▶ [TASK DESCRIPTION] Give the data again exactly as written, skipping any pictures.

▶ [DATA BLOCK]
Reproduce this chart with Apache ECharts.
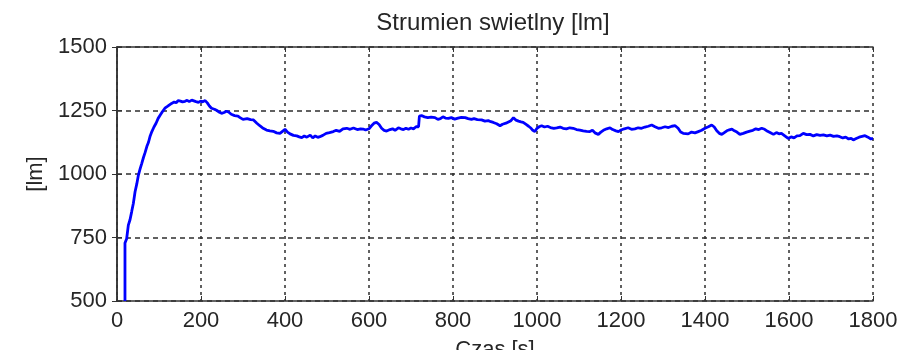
<!DOCTYPE html>
<html><head><meta charset="utf-8">
<script src="https://cdn.jsdelivr.net/npm/echarts@6/dist/echarts.min.js"></script>
<style>html,body{margin:0;padding:0;background:#fff}#c{width:912px;height:350px}</style>
</head><body><div id="c"></div>
<script>
const titleText = 'Strumien swietlny [lm]';
const xName = 'Czas [s]';
const yName = '[lm]';
const xTicks = [0,200,400,600,800,1000,1200,1400,1600,1800];
const yTicks = [500,750,1000,1250,1500];
const timeS = [19,19,23,27,31,35,39,43,47,51,55,59,63,67,71,75,79,83,88,93,98,103,108,114,120,125,130,136,141,146,151,156,162,167,172,178,183,188,194,199,204,210,215,220,225,232,238,244,249,255,260,265,272,280,288,293,300,310,318,325,333,340,348,356,364,372,380,388,394,400,406,412,420,428,434,440,446,452,460,466,472,478,483,490,498,506,515,522,530,538,547,555,563,572,580,586,592,600,606,612,618,624,630,636,642,650,656,662,670,676,682,688,694,700,706,712,718,720,725,732,740,748,757,764,770,776,782,789,796,804,812,820,829,836,844,850,858,868,876,884,890,896,904,912,918,926,932,938,944,950,956,962,967,974,980,986,990,995,1000,1005,1011,1018,1025,1032,1040,1047,1055,1062,1070,1078,1086,1094,1102,1110,1118,1126,1132,1138,1146,1152,1158,1166,1174,1180,1188,1194,1200,1208,1217,1225,1233,1241,1249,1257,1265,1273,1281,1289,1297,1305,1313,1321,1329,1336,1342,1348,1352,1360,1368,1376,1384,1392,1400,1408,1416,1422,1428,1434,1440,1446,1452,1458,1464,1470,1476,1483,1491,1499,1507,1514,1521,1528,1535,1542,1549,1556,1563,1570,1576,1582,1590,1598,1605,1612,1619,1626,1634,1642,1650,1658,1666,1674,1682,1690,1698,1706,1714,1721,1728,1735,1742,1748,1753,1760,1767,1774,1781,1788,1795,1800];
const fluxLm = [500,728,745,799,820,852,885,930,960,996,1020,1042,1065,1085,1108,1125,1150,1167,1185,1200,1219,1232,1245,1259,1266,1272,1278,1283,1281,1289,1287,1284,1286,1290,1285,1291,1288,1285,1282,1287,1284,1289,1280,1268,1259,1255,1250,1243,1239,1242,1247,1245,1235,1230,1228,1222,1215,1218,1214,1213,1200,1190,1180,1173,1170,1168,1162,1160,1168,1176,1165,1158,1152,1150,1146,1143,1150,1145,1153,1142,1150,1144,1147,1152,1160,1163,1167,1172,1168,1178,1180,1176,1181,1175,1178,1177,1173,1178,1190,1200,1203,1195,1180,1172,1169,1175,1178,1172,1182,1178,1175,1180,1176,1181,1178,1186,1186,1228,1230,1225,1222,1224,1222,1215,1218,1225,1220,1219,1222,1216,1220,1223,1222,1218,1215,1218,1214,1213,1208,1210,1206,1203,1198,1190,1196,1200,1205,1210,1222,1212,1208,1205,1203,1195,1188,1180,1172,1167,1180,1186,1190,1185,1188,1183,1180,1182,1185,1180,1178,1182,1180,1175,1173,1170,1168,1167,1172,1162,1156,1165,1172,1178,1182,1175,1170,1167,1173,1178,1182,1176,1178,1182,1180,1185,1188,1193,1186,1180,1182,1186,1183,1188,1190,1180,1165,1160,1156,1158,1165,1162,1167,1172,1180,1186,1193,1185,1170,1160,1156,1163,1170,1174,1177,1170,1165,1156,1160,1165,1169,1172,1178,1175,1180,1176,1168,1162,1156,1163,1158,1160,1150,1140,1146,1142,1150,1151,1160,1155,1156,1150,1155,1152,1154,1150,1153,1148,1150,1147,1142,1145,1138,1140,1134,1140,1145,1148,1151,1145,1138,1140];

const seriesData = timeS.map((t,i)=>[t, fluxLm[i]]);
const font = '"Liberation Sans", Arial, sans-serif';
const txt = '#262626';
const plain = v => String(v);
const gridLine = (dash)=>({show:true, lineStyle:{color:'#2e2e2e', width:1.5, type:dash}});
const chart = echarts.init(document.getElementById('c'), null, {renderer:'canvas'});
chart.setOption({
  animation:false,
  backgroundColor:'#fff',
  title:{text:titleText, left:488, textAlign:'center', top:6,
    textStyle:{fontFamily:font, fontSize:24, fontWeight:'normal', color:txt}},
  grid:{left:117, right:39, top:47, bottom:49, containLabel:false, outerBoundsMode:'none'},
  xAxis:[{type:'value', min:xTicks[0], max:xTicks[xTicks.length-1], interval:200,
    name:xName, nameLocation:'middle', nameGap:38,
    nameTextStyle:{fontFamily:font, fontSize:22, color:txt},
    axisLine:{show:true, lineStyle:{color:'#333', width:1.5}},
    axisTick:{show:true, inside:true, length:5, lineStyle:{color:'#333'}},
    axisLabel:{fontFamily:font, fontSize:22, color:txt, margin:9, formatter:plain},
    splitLine:gridLine([3,4])},
   {type:'value', position:'top', min:xTicks[0], max:xTicks[xTicks.length-1], interval:200,
    axisLine:{show:true, lineStyle:{color:'#333', width:1.5}},
    axisTick:{show:true, inside:true, length:5, lineStyle:{color:'#333'}},
    axisLabel:{show:false}, splitLine:{show:false}}],
  yAxis:[{type:'value', min:yTicks[0], max:yTicks[yTicks.length-1], interval:250,
    name:yName, nameLocation:'middle', nameGap:66, nameRotate:90,
    nameTextStyle:{fontFamily:font, fontSize:22, color:txt},
    axisLine:{show:true, lineStyle:{color:'#333', width:1.5}},
    axisTick:{show:true, inside:true, length:5, lineStyle:{color:'#333'}},
    axisLabel:{fontFamily:font, fontSize:22, color:txt, margin:10, formatter:plain},
    splitLine:gridLine([5,4])},
   {type:'value', position:'right', min:yTicks[0], max:yTicks[yTicks.length-1], interval:250,
    axisLine:{show:true, lineStyle:{color:'#333', width:1.5}},
    axisTick:{show:true, inside:true, length:5, lineStyle:{color:'#333'}},
    axisLabel:{show:false}, splitLine:{show:false}}],
  series:[{type:'line', xAxisIndex:0, yAxisIndex:0, data:seriesData, showSymbol:false,
    lineStyle:{color:'#0000ff', width:2.8}, clip:true}]
});
</script></body></html>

▶ [EXERCISE RESULT]
Reproduce this chart with Apache ECharts.
<!DOCTYPE html>
<html><head><meta charset="utf-8">
<script src="https://cdn.jsdelivr.net/npm/echarts@6/dist/echarts.min.js"></script>
<style>html,body{margin:0;padding:0;background:#fff}#c{width:912px;height:350px}</style>
</head><body><div id="c"></div>
<script>
const titleText = 'Strumien swietlny [lm]';
const xName = 'Czas [s]';
const yName = '[lm]';
const xTicks = [0,200,400,600,800,1000,1200,1400,1600,1800];
const yTicks = [500,750,1000,1250,1500];
const timeS = [19,19,23,27,31,35,39,43,47,51,55,59,63,67,71,75,79,83,88,93,98,103,108,114,120,125,130,136,141,146,151,156,162,167,172,178,183,188,194,199,204,210,215,220,225,232,238,244,249,255,260,265,272,280,288,293,300,310,318,325,333,340,348,356,364,372,380,388,394,400,406,412,420,428,434,440,446,452,460,466,472,478,483,490,498,506,515,522,530,538,547,555,563,572,580,586,592,600,606,612,618,624,630,636,642,650,656,662,670,676,682,688,694,700,706,712,718,720,725,732,740,748,757,764,770,776,782,789,796,804,812,820,829,836,844,850,858,868,876,884,890,896,904,912,918,926,932,938,944,950,956,962,967,974,980,986,990,995,1000,1005,1011,1018,1025,1032,1040,1047,1055,1062,1070,1078,1086,1094,1102,1110,1118,1126,1132,1138,1146,1152,1158,1166,1174,1180,1188,1194,1200,1208,1217,1225,1233,1241,1249,1257,1265,1273,1281,1289,1297,1305,1313,1321,1329,1336,1342,1348,1352,1360,1368,1376,1384,1392,1400,1408,1416,1422,1428,1434,1440,1446,1452,1458,1464,1470,1476,1483,1491,1499,1507,1514,1521,1528,1535,1542,1549,1556,1563,1570,1576,1582,1590,1598,1605,1612,1619,1626,1634,1642,1650,1658,1666,1674,1682,1690,1698,1706,1714,1721,1728,1735,1742,1748,1753,1760,1767,1774,1781,1788,1795,1800];
const fluxLm = [500,728,745,799,820,852,885,930,960,996,1020,1042,1065,1085,1108,1125,1150,1167,1185,1200,1219,1232,1245,1259,1266,1272,1278,1283,1281,1289,1287,1284,1286,1290,1285,1291,1288,1285,1282,1287,1284,1289,1280,1268,1259,1255,1250,1243,1239,1242,1247,1245,1235,1230,1228,1222,1215,1218,1214,1213,1200,1190,1180,1173,1170,1168,1162,1160,1168,1176,1165,1158,1152,1150,1146,1143,1150,1145,1153,1142,1150,1144,1147,1152,1160,1163,1167,1172,1168,1178,1180,1176,1181,1175,1178,1177,1173,1178,1190,1200,1203,1195,1180,1172,1169,1175,1178,1172,1182,1178,1175,1180,1176,1181,1178,1186,1186,1228,1230,1225,1222,1224,1222,1215,1218,1225,1220,1219,1222,1216,1220,1223,1222,1218,1215,1218,1214,1213,1208,1210,1206,1203,1198,1190,1196,1200,1205,1210,1222,1212,1208,1205,1203,1195,1188,1180,1172,1167,1180,1186,1190,1185,1188,1183,1180,1182,1185,1180,1178,1182,1180,1175,1173,1170,1168,1167,1172,1162,1156,1165,1172,1178,1182,1175,1170,1167,1173,1178,1182,1176,1178,1182,1180,1185,1188,1193,1186,1180,1182,1186,1183,1188,1190,1180,1165,1160,1156,1158,1165,1162,1167,1172,1180,1186,1193,1185,1170,1160,1156,1163,1170,1174,1177,1170,1165,1156,1160,1165,1169,1172,1178,1175,1180,1176,1168,1162,1156,1163,1158,1160,1150,1140,1146,1142,1150,1151,1160,1155,1156,1150,1155,1152,1154,1150,1153,1148,1150,1147,1142,1145,1138,1140,1134,1140,1145,1148,1151,1145,1138,1140];

const seriesData = timeS.map((t,i)=>[t, fluxLm[i]]);
const font = '"Liberation Sans", Arial, sans-serif';
const txt = '#262626';
const plain = v => String(v);
const gridLine = (dash)=>({show:true, lineStyle:{color:'#2e2e2e', width:1.5, type:dash}});
const chart = echarts.init(document.getElementById('c'), null, {renderer:'canvas'});
chart.setOption({
  animation:false,
  backgroundColor:'#fff',
  title:{text:titleText, left:488, textAlign:'center', top:6,
    textStyle:{fontFamily:font, fontSize:24, fontWeight:'normal', color:txt}},
  grid:{left:117, right:39, top:47, bottom:49, containLabel:false, outerBoundsMode:'none'},
  xAxis:[{type:'value', min:xTicks[0], max:xTicks[xTicks.length-1], interval:200,
    name:xName, nameLocation:'middle', nameGap:38,
    nameTextStyle:{fontFamily:font, fontSize:22, color:txt},
    axisLine:{show:true, lineStyle:{color:'#333', width:1.5}},
    axisTick:{show:true, inside:true, length:5, lineStyle:{color:'#333'}},
    axisLabel:{fontFamily:font, fontSize:22, color:txt, margin:9, formatter:plain},
    splitLine:gridLine([3,4])},
   {type:'value', position:'top', min:xTicks[0], max:xTicks[xTicks.length-1], interval:200,
    axisLine:{show:true, lineStyle:{color:'#333', width:1.5}},
    axisTick:{show:true, inside:true, length:5, lineStyle:{color:'#333'}},
    axisLabel:{show:false}, splitLine:{show:false}}],
  yAxis:[{type:'value', min:yTicks[0], max:yTicks[yTicks.length-1], interval:250,
    name:yName, nameLocation:'middle', nameGap:66, nameRotate:90,
    nameTextStyle:{fontFamily:font, fontSize:22, color:txt},
    axisLine:{show:true, lineStyle:{color:'#333', width:1.5}},
    axisTick:{show:true, inside:true, length:5, lineStyle:{color:'#333'}},
    axisLabel:{fontFamily:font, fontSize:22, color:txt, margin:10, formatter:plain},
    splitLine:gridLine([5,4])},
   {type:'value', position:'right', min:yTicks[0], max:yTicks[yTicks.length-1], interval:250,
    axisLine:{show:true, lineStyle:{color:'#333', width:1.5}},
    axisTick:{show:true, inside:true, length:5, lineStyle:{color:'#333'}},
    axisLabel:{show:false}, splitLine:{show:false}}],
  series:[{type:'line', xAxisIndex:0, yAxisIndex:0, data:seriesData, showSymbol:false,
    lineStyle:{color:'#0000ff', width:2.8}, clip:true}]
});
</script></body></html>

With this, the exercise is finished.